HOUSE OF THE RISING SUN BY JACK PAUL
My ceilings sag. My walls are cracked in more than a few places. My stove can barely cook hash browns. My hanging clothes smell of a strong, dry must. I’m constantly tearing down spider webs. I spent $400 on an air-conditioner that can barely keep the house under 80 degrees on an 81 degree day.
Is it the best house in the world? Not by a long shot.
Did I want this crappy of a living situation this semester? Definitely not.
Is there anything I could do about it? No.
Or at least that’s what I thought to start.

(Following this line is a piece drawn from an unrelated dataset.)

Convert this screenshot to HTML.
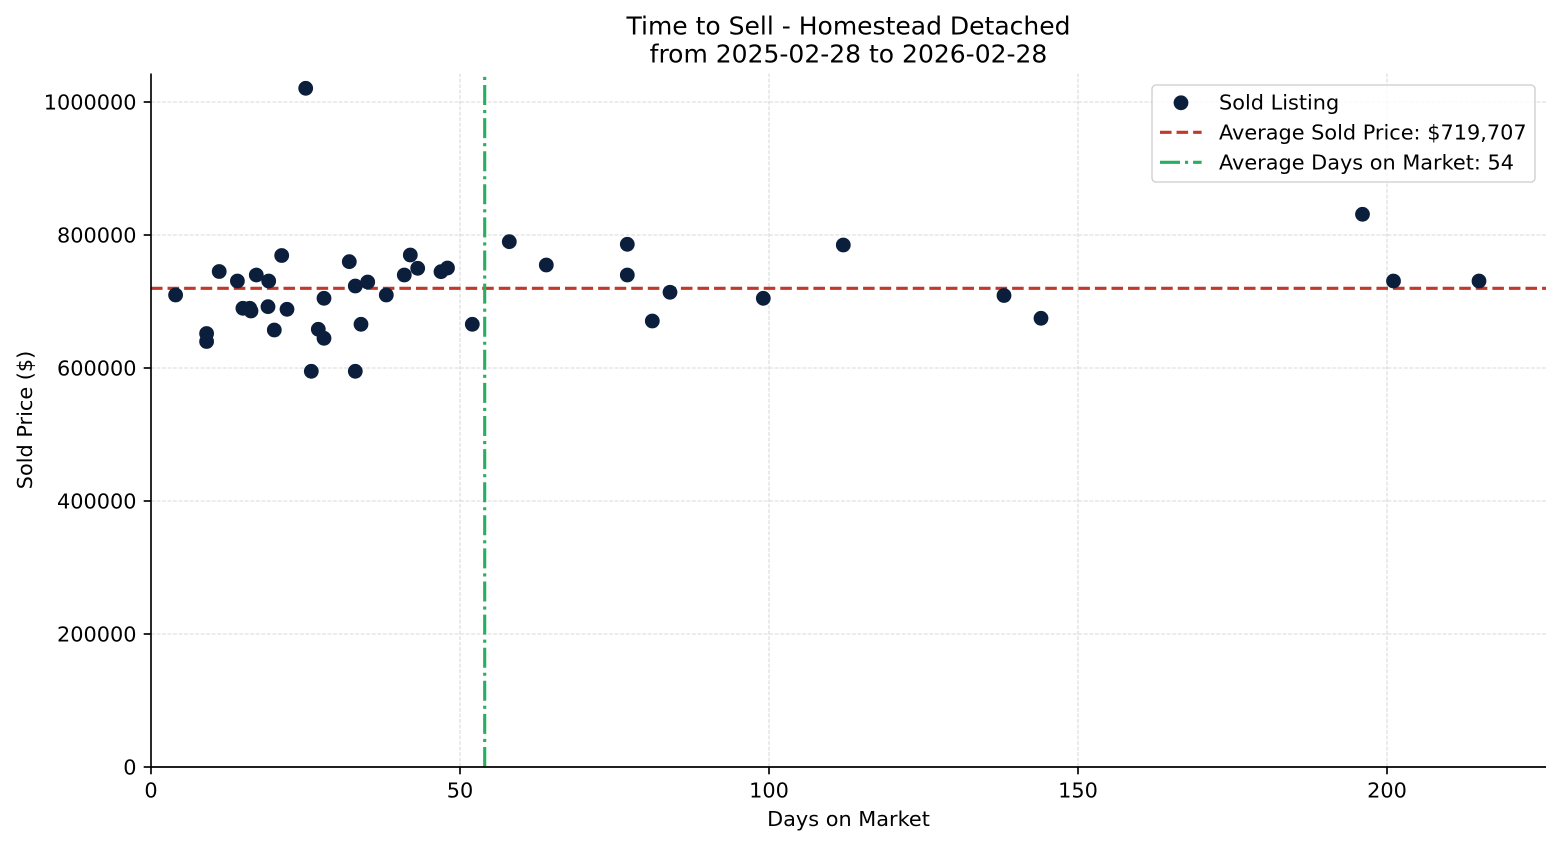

Perhaps it was the state of the place, the ungodly Ohio humidity or even just a general dislike for wood paneling, but something about this house just didn’t sit well with me. After much time in reflection, I finally know what it was that day in August that started my lease off so poorly.
Fear of change.
This place has put me out of my comfort zone in many areas. But I wasn’t going to let that defeat me. I owed it to myself to try as much as I could to make it better. Even if I couldn’t get it right the first time, I needed to be able to get it eventually.
So that’s what I did. No complaints, just constant trial and error.
One month later, I can barely leave this place. Why?
Lack of comfort allowed me to create comfort.
Trust uncomfortable situations. They’re your defining moments.